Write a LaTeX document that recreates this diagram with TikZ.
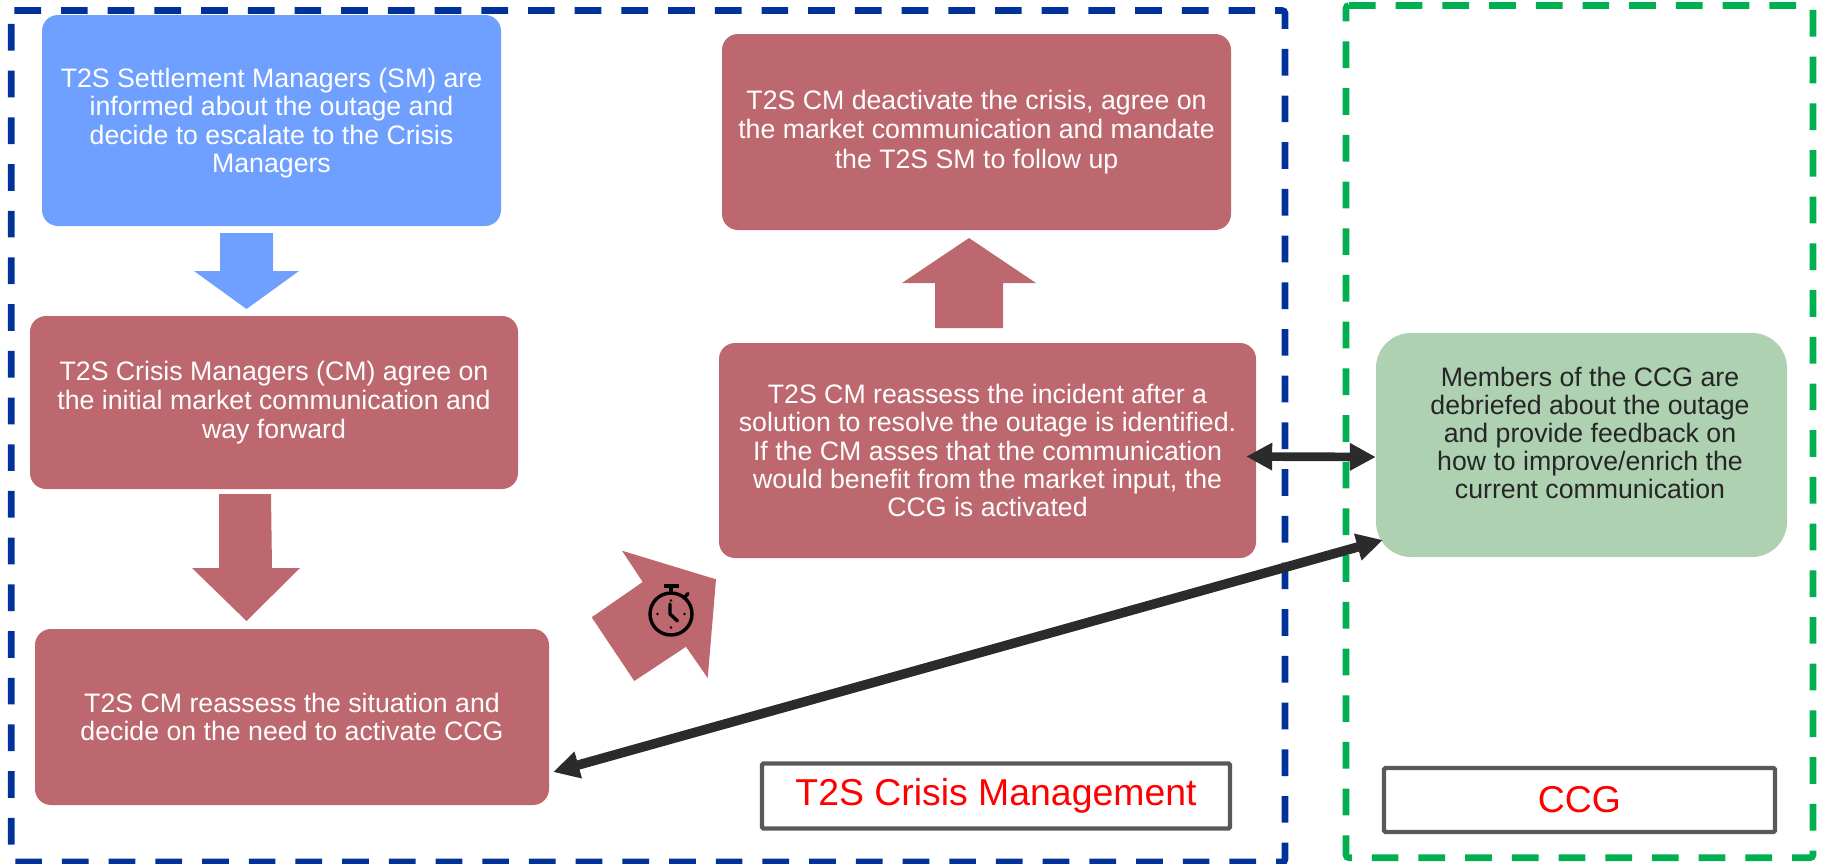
\documentclass[tikz,border=0pt]{standalone}
\usepackage{fontspec}
\setmainfont{Liberation Sans}
\usetikzlibrary{arrows.meta}
\definecolor{bluebox}{HTML}{6FA0FF}
\definecolor{redbox}{HTML}{BD686E}
\definecolor{greenbox}{HTML}{AED1B2}
\definecolor{darkblue}{HTML}{003299}
\definecolor{ccggreen}{HTML}{00B050}
\definecolor{darktext}{HTML}{262626}
\definecolor{arrowdark}{HTML}{2B2B2B}
\definecolor{legendline}{HTML}{595959}
\tikzset{
  box/.style={rounded corners=16pt,inner sep=0pt,align=center,text=white,
    font=\fontsize{26.7pt}{28.2pt}\selectfont},
  zone/.style={line width=6.7pt,dash pattern=on 26.7pt off 20pt,rounded corners=3pt},
  legend/.style={draw=legendline,line width=4.3pt,fill=white,inner sep=0pt,text=red,rounded corners=1.5pt,
    font=\fontsize{37.4pt}{42pt}\selectfont},
  link/.style={draw=arrowdark,line width=8.7pt,{Triangle[length=26pt,width=26pt]}-{Triangle[length=26pt,width=26pt]}},
  watch/.style={draw=black,line width=3.4pt}
}
\begin{document}
\begin{tikzpicture}[x=1pt,y=-1pt]
\useasboundingbox (0,0) rectangle (1824,863);
% zones
\draw[zone,draw=darkblue] (11.3,10.5) -- (1285,10.5) -- (1285,862) -- (11.3,862) -- cycle;
\draw[zone,draw=ccggreen] (1346,5.5) -- (1813,5.5) -- (1813,857.7) -- (1346,857.7) -- cycle;
% boxes
\node[box,fill=bluebox,minimum width=459pt,minimum height=211pt,text height=0pt] (sm) at (271.5,120.5) {};
\node[inner sep=0pt,align=center,text=white,font=\fontsize{26.7pt}{28.2pt}\selectfont] (smtext) at (271.5,123)
  {T2S Settlement Managers (SM) are\\informed about the outage and\\decide to escalate to the Crisis\\Managers};
\node[box,fill=redbox,minimum width=488pt,minimum height=173pt] (cm) at (274,402.5)
  {T2S Crisis Managers (CM) agree on\\[1pt]the initial market communication and\\[1pt]way forward};
\node[box,fill=redbox,minimum width=514pt,minimum height=176pt] (reassess) at (292,717)
  {T2S CM reassess the situation and\\decide on the need to activate CCG};
\node[box,fill=redbox,minimum width=509pt,minimum height=196pt] (deact) at (976.5,132)
  {T2S CM deactivate the crisis, agree on\\[1.5pt]the market communication and mandate\\[1.5pt]the T2S SM to follow up};
\node[box,fill=redbox,minimum width=537pt,minimum height=215pt] (incident) at (987.5,450.5)
  {T2S CM reassess the incident after a\\solution to resolve the outage is identified.\\If the CM asses that the communication\\would benefit from the market input, the\\CCG is activated};
\node[box,fill=greenbox,rounded corners=35pt,minimum width=411pt,minimum height=224pt] (members) at (1581.5,445) {};
\node[inner sep=0pt,align=center,text=darktext,font=\fontsize{26.7pt}{28.2pt}\selectfont] (memberstext) at (1590,433)
  {Members of the CCG are\\debriefed about the outage\\and provide feedback on\\how to improve/enrich the\\current communication};
% block arrows
\fill[bluebox] (220,233) -- (273,233) -- (273,271) -- (299,271) -- (246.5,309) -- (194,271) -- (220,271) -- cycle;
\fill[redbox] (219,494) -- (271,494) -- (272,568) -- (300,568) -- (246.5,621) -- (192,568) -- (219,568) -- cycle;
\fill[redbox] (935,328) -- (1003,328) -- (1003,283) -- (1036,283) -- (969,238) -- (902,283) -- (935,283) -- cycle;
\fill[redbox] (622,550.7) -- (716,579.3) -- (707.7,678) -- (686,646.7) -- (634.3,681) -- (591.7,617.3) -- (642.7,582) -- cycle;
% stopwatch
\draw[watch] (671,614) circle (21pt);
\draw[watch,line width=3.5pt] (663.5,586) -- (679,586);
\draw[watch] (671,586) -- (671,593);
\draw[watch,line cap=round] (684,598) -- (688,593.5);
\draw[watch,line cap=round,line join=round] (670,604) -- (670,614) -- (677.5,621);
\fill (671,600.5) circle (1.3pt) (671,627.5) circle (1.3pt) (657.5,614) circle (1.3pt) (684.5,614) circle (1.3pt);
% connectors
\draw[link] ([shift={(-10,6)}]incident.east) -- ([shift={(0,12)}]members.west);
\draw[link,line width=9.5pt] ([shift={(4,55)}]reassess.east) -- ([shift={(7,95)}]members.west);
% legends
\node[legend,minimum width=468pt,minimum height=65pt] (legendcm) at (996,796) {T2S Crisis Management};
\node[legend,minimum width=391pt,minimum height=64pt] (legendccg) at (1579.5,800) {CCG};
\end{tikzpicture}
\end{document}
::::
Work out how many lines of the listing above include the word "that". Report only the number.

2